A 10% cap will be placed on all football agents’ fees from next season as FIFA attempts to tackle the ‘excessive and abusive’ sums taken out of the game by representatives.
The cap will apply to the amount an agent can earn in relation to the transfer fee their client moves for, with an additional cap of three per cent of the player’s wages to be introduced for other services from next season.
Leading agents such as Mino Raiola, Erling Haaland’s representative, and, Jonathan Bartlett, who looks after the careers of stars including Gareth Bale, have threatened legal action against such a move although a German court has found in Fifa’s favour at a preliminary hearing.
Figures released on Wednesday revealed intermediaries earned fees of £760,000 or over in 117 transfers during 2021.
Fifa’s director of regulatory football, James Kitching, said: “There is a drop in transfer fees paid [in 2020] but when you expect to see a similar drop in agents fees, instead we see a slight increase.

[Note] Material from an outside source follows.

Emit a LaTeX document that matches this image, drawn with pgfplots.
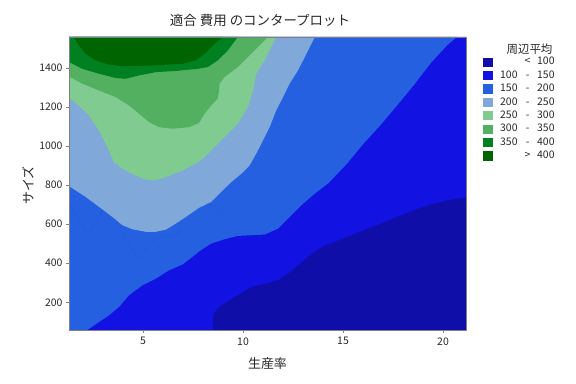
\documentclass[border=0pt]{standalone}
\usepackage{pgfplots}
\pgfplotsset{compat=1.18}
\usepackage{fontspec}
\setmainfont{Noto Sans CJK JP}
\definecolor{c0}{RGB}{16,14,168}
\definecolor{c1}{RGB}{18,18,226}
\definecolor{c2}{RGB}{36,96,224}
\definecolor{c3}{RGB}{128,168,216}
\definecolor{c4}{RGB}{128,204,144}
\definecolor{c5}{RGB}{82,176,96}
\definecolor{c6}{RGB}{0,128,32}
\definecolor{c7}{RGB}{0,100,0}
\definecolor{frame}{RGB}{128,128,128}
\definecolor{txt}{RGB}{40,40,40}
\newcommand{\lgent}[3]{\makebox[17bp][r]{#1}\makebox[20bp]{#2}\makebox[17bp][r]{#3}}
\begin{document}
\begin{tikzpicture}
\path[use as bounding box] (-69bp,-54bp) rectangle (507bp,330bp);
\begin{axis}[
  scale only axis, width=397bp, height=293bp,
  xmin=1.3, xmax=21.15, ymin=58, ymax=1559,
  axis on top,
  xtick={5,10,15,20}, ytick={200,400,600,800,1000,1200,1400},
  xtick pos=left, ytick pos=left,
  tick align=outside, major tick length=3bp,
  axis line style={draw=frame, line width=0.8bp},
  every tick/.style={draw=frame, line width=0.8bp},
  tick label style={font=\fontsize{10.5}{12}\selectfont, text=txt},
  xticklabel style={yshift=-1bp},
  yticklabel style={xshift=0bp},
  /pgf/number format/assume math mode=true,
  /pgf/number format/1000 sep={},
  legend style={draw=none, fill=none, at={(1,1)}, anchor=north west,
    xshift=17bp, yshift=-20.2bp, font=\fontsize{10.5}{12}\selectfont,
    text=txt, row sep=3.9bp, inner sep=0pt,
    nodes={inner sep=0pt, text height=7.6bp, text depth=1.9bp},
    /tikz/every odd column/.style={column sep=8bp}},
  legend cell align=left,
  legend image code/.code={\fill[#1] (0bp,-4.6bp) rectangle (9.4bp,4.6bp);},
]
\addplot[fill=c0, draw=none] coordinates {(1.3,58) (21.15,58) (21.15,1559) (1.3,1559)} -- cycle;
\addlegendentry{\lgent{}{<}{100}}
\addplot[fill=c1, draw=none] coordinates {(1.3,58) (8.49,58) (8.50,120) (8.58,150) (8.75,172) (8.91,185) (9.58,227) (10.41,279) (11.08,295) (11.75,313) (12.25,347) (12.75,390) (13.42,449) (14.09,492) (14.35,501) (15.19,535) (16.02,569) (16.86,603) (17.70,637) (18.53,672) (19.36,701) (20.20,723) (21.15,738) (21.15,1559) (1.3,1559)} -- cycle;
\addlegendentry{\lgent{100}{-}{150}}
\addplot[fill=c2, draw=none] coordinates {(1.3,58) (2.21,58) (2.80,99) (3.30,133) (3.80,176) (4.30,236) (4.97,287) (5.64,321) (6.30,364) (6.97,393) (7.47,432) (7.82,462) (8.41,501) (9.08,523) (9.74,540) (11.08,547) (11.75,577) (12.25,629) (12.92,697) (13.59,757) (14.25,808) (15.19,909) (16.02,1012) (16.86,1106) (17.70,1208) (18.53,1311) (19.36,1422) (20.20,1516) (20.70,1559) (1.3,1559)} -- cycle;
\addlegendentry{\lgent{150}{-}{200}}
\addplot[fill=c3, draw=none] coordinates {(1.3,795) (2.13,740) (2.80,689) (3.47,637) (3.97,595) (4.47,574) (5.14,561) (5.64,561) (6.14,572) (6.64,603) (7.14,637) (7.80,684) (8.41,714) (8.91,766) (9.41,815) (9.91,858) (10.33,901) (10.66,961) (11.0,1029) (11.33,1097) (11.66,1183) (12.0,1251) (12.33,1320) (12.75,1388) (13.17,1473) (13.59,1559) (1.3,1559)} -- cycle;
\addlegendentry{\lgent{200}{-}{250}}
\addplot[fill=c4, draw=none] coordinates {(1.3,1248) (1.79,1208) (2.29,1157) (2.80,1080) (3.22,995) (3.55,918) (3.97,884) (4.63,849) (5.14,829) (5.55,824) (6.14,841) (6.97,875) (7.70,914) (8.08,944) (8.58,995) (9.08,1046) (9.74,1114) (10.25,1200) (10.50,1285) (10.66,1371) (11.08,1439) (11.41,1508) (11.66,1559) (1.3,1559)} -- cycle;
\addlegendentry{\lgent{250}{-}{300}}
\addplot[fill=c5, draw=none] coordinates {(1.3,1357) (1.96,1320) (2.80,1285) (3.63,1251) (4.30,1208) (4.80,1166) (5.30,1123) (5.80,1097) (6.47,1089) (7.30,1097) (7.80,1118) (8.08,1166) (8.41,1208) (8.74,1243) (8.80,1280) (8.83,1320) (9.08,1354) (9.74,1405) (10.41,1473) (10.91,1525) (11.25,1559) (1.3,1559)} -- cycle;
\addlegendentry{\lgent{300}{-}{350}}
\addplot[fill=c6, draw=none] coordinates {(1.3,1431) (1.96,1396) (2.80,1371) (3.63,1349) (4.13,1345) (4.80,1362) (5.64,1379) (6.64,1385) (7.74,1396) (8.24,1405) (8.74,1439) (9.24,1490) (9.74,1559) (1.3,1559)} -- cycle;
\addlegendentry{\lgent{350}{-}{400}}
\addplot[fill=c7, draw=none] coordinates {(1.54,1559) (1.79,1516) (2.13,1473) (2.63,1439) (3.30,1418) (3.97,1410) (5.30,1412) (6.97,1422) (7.64,1439) (8.08,1473) (8.58,1525) (8.99,1559)} -- cycle;
\addlegendentry{\lgent{}{>}{400}}
\addplot[forget plot, draw=c2!80!black, line width=0.5bp, dotted] coordinates {(1.3,709) (2.24,548) (3.0,668)};
\addplot[forget plot, draw=c2!80!black, line width=0.5bp, dotted] coordinates {(3.6,628) (4.75,421) (5.55,526) (6.14,548) (6.47,535) (6.89,569)};
\addplot[forget plot, draw=c2!80!black, line width=0.5bp, dotted] coordinates {(8.2,704) (8.58,689) (9.74,544)};
\end{axis}
\node[text=txt, font=\fontsize{13.5}{16}\selectfont] at (191bp,310bp) {適合 費用 のコンタープロット};
\node[text=txt, font=\fontsize{13}{15}\selectfont] at (198.5bp,-34bp) {生産率};
\node[text=txt, font=\fontsize{13}{15}\selectfont, rotate=90] at (-41bp,144.5bp) {サイズ};
\node[text=txt, font=\fontsize{11.5}{13}\selectfont] at (460.5bp,281bp) {周辺平均};
\end{tikzpicture}
\end{document}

One such deal saw an unnamed agent pocket a fee worth 118 per cent of the transfer fee paid by a German club to a French club for one player.
Comments
In turn, of course, that will mean agents agitating for transfers before contacts are up, to earn even more fees.
Still, I'm sure FIFA have thought it all through...

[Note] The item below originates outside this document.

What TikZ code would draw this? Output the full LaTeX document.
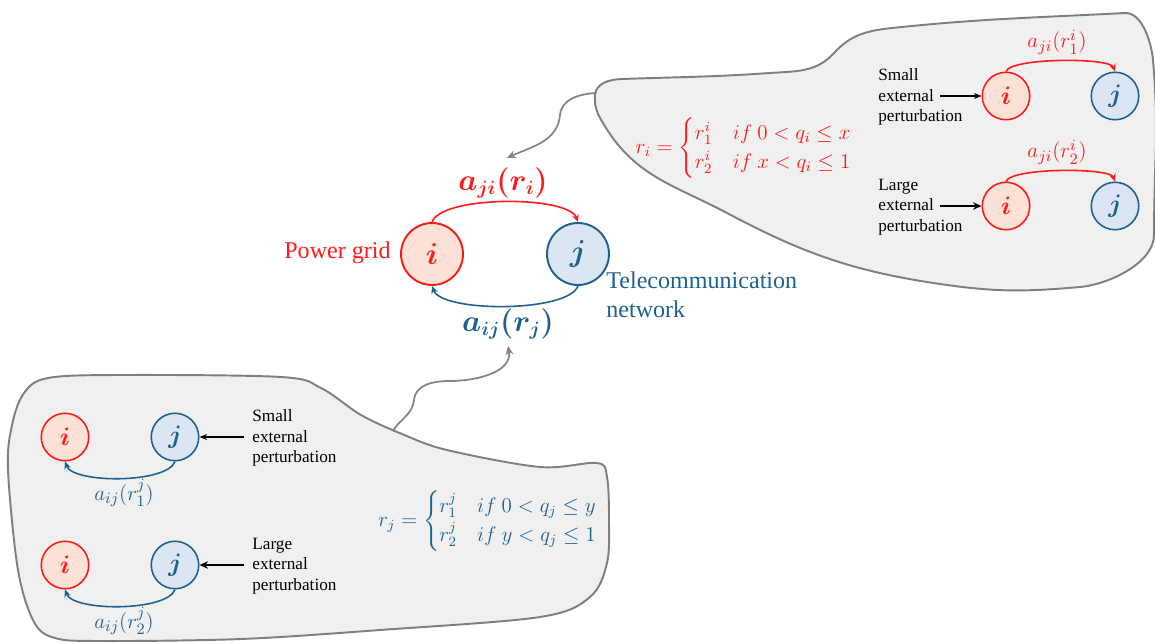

If they want to look at excessive sums of money flowing out of the game, while they're at it, they could look into those brown paper bags that clearly contained no money at all, just in case... 'oh look, several million pounds appears to have found its way into the accounts of various national federations around the world, I wonder how that could have happened?'
The agent "remuneration model", if I can grace it with that phrase, basically drives even the least greedy agent towards seeking a transfer for their player at any given moment.That's where the money is. On top of that, agents seek revenue from clubs too. The rumour is that Jacko's father-in-law sought a "fee" from the club. I won't quote the amount, since I have no way (right now) of verifying the rumour. However what appears to be a fact is that at the beginning of the process, this guy was acting for Jacko, and at the end of it, Jacko decided to sign up to Jon Fortune's agency.
As for the post-playing career, most agents see that as having a pet IFA connection to whom they can send players for "investment advice". Fine. Except, if you've spent most of your career in League Two, "investment advice" is unlikely to be what you mainly need.
The PFA's idea was to separate this player care/negotiation side from the agents, so that the agents would have a business model like normal recruiters, acting for and paid by only the "employer" while the PFA would have a team that would look after the players. Morally, it is obviously the right structural approach. Sadly, and especially nowadays with the globalised market, it seems almost impossible to be able to implement that. That should not stop us from constantly seeking to hold agents to account for the humunguous amounts they collectively take out of the game. Our money. Parasites.